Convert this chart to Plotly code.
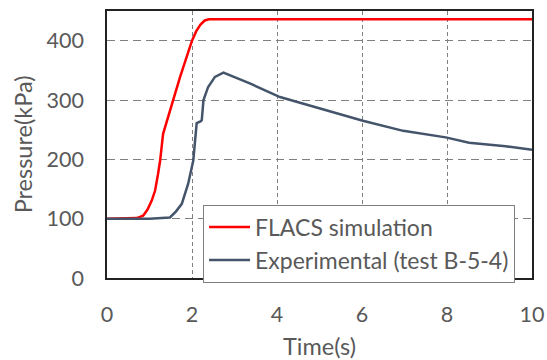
import plotly.graph_objects as go

# FLACS simulation
flacs_t = [0, 0.5, 0.7, 0.85, 0.95, 1.05, 1.13, 1.2, 1.25, 1.32, 1.45, 1.56, 1.72, 1.9, 2.0, 2.1, 2.2, 2.3, 2.4, 10]
flacs_p = [100, 100, 101, 105, 115, 130, 147, 175, 198, 243, 275, 300, 339, 378, 400, 416, 427, 434, 436, 436]

# Experimental (test B-5-4)
exp_t = [0, 1.0, 1.48, 1.62, 1.76, 1.91, 2.03, 2.09, 2.11, 2.2, 2.23, 2.27, 2.38, 2.54, 2.74,
         3.36, 4.07, 4.85, 6.02, 6.97, 7.97, 8.52, 9.38, 10]
exp_p = [100, 100, 102, 112, 125, 159, 198, 238, 261, 264, 266, 300, 322, 339, 346,
         328, 305, 289, 265, 248, 237, 228, 222, 216]

x_ticks = [0, 2, 4, 6, 8, 10]
y_ticks = [0, 100, 200, 300, 400]
x_title = "Time(s)"
y_title = "Pressure(kPa)"

FONT = "Lato"
TICKC = "#595959"

fig = go.Figure()
fig.add_trace(go.Scatter(x=flacs_t, y=flacs_p, mode="lines", name="FLACS simulation",
                         line=dict(color="#FF0000", width=2.5)))
fig.add_trace(go.Scatter(x=exp_t, y=exp_p, mode="lines", name="Experimental (test B-5-4)",
                         line=dict(color="#44546A", width=2.5)))

fig.update_layout(
    width=547, height=360,
    margin=dict(l=107, r=15, t=11, b=82),
    paper_bgcolor="white", plot_bgcolor="white",
    font=dict(family=FONT, color=TICKC, size=22),
    showlegend=True,
    legend=dict(x=0.226, y=0.275, xanchor="left", yanchor="top",
                bgcolor="white", bordercolor="#7f7f7f", borderwidth=1,
                font=dict(family=FONT, size=23, color=TICKC),
                tracegroupgap=0, itemwidth=41),
    annotations=[
        dict(text=x_title, xref="paper", yref="paper", x=0.5, y=-0.255,
             xanchor="center", yanchor="middle", showarrow=False,
             font=dict(family=FONT, size=23.5, color=TICKC)),
        dict(text=y_title, xref="paper", yref="paper", x=-0.198, y=0.5,
             xanchor="center", yanchor="middle", showarrow=False, textangle=-90,
             font=dict(family=FONT, size=23.5, color=TICKC)),
    ],
)
fig.update_xaxes(
    range=[0, 10], tickvals=x_ticks, ticktext=[str(v) for v in x_ticks],
    showline=True, mirror=True, linecolor="#222222", linewidth=1.5,
    showgrid=True, gridcolor="#808080", gridwidth=1, griddash="4px,3px",
    zeroline=False, ticks="", ticklabelstandoff=16, automargin=False,
    tickfont=dict(family=FONT, size=21.5, color=TICKC),
)
fig.update_yaxes(
    range=[0, 450], tickvals=y_ticks, ticktext=[str(v) for v in y_ticks],
    showline=True, mirror=True, linecolor="#222222", linewidth=1.5,
    showgrid=True, gridcolor="#808080", gridwidth=1, griddash="8px,5px",
    zeroline=False, ticks="", ticklabelstandoff=17, automargin=False,
    tickfont=dict(family=FONT, size=21.5, color=TICKC),
)

fig.write_html("out.html", config={"displayModeBar": False},
               post_script="document.body.style.margin='0';")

◇ ◇ ◇ ◇ ◇

> WHAT YOU NEED TO DO:
Take the lines from the start of the material to the line with "434, 436, 436]", both included, and transcribe them exactly without the pictures.

> THE OUTPUT:
Convert this chart to Plotly code.
import plotly.graph_objects as go

# FLACS simulation
flacs_t = [0, 0.5, 0.7, 0.85, 0.95, 1.05, 1.13, 1.2, 1.25, 1.32, 1.45, 1.56, 1.72, 1.9, 2.0, 2.1, 2.2, 2.3, 2.4, 10]
flacs_p = [100, 100, 101, 105, 115, 130, 147, 175, 198, 243, 275, 300, 339, 378, 400, 416, 427, 434, 436, 436]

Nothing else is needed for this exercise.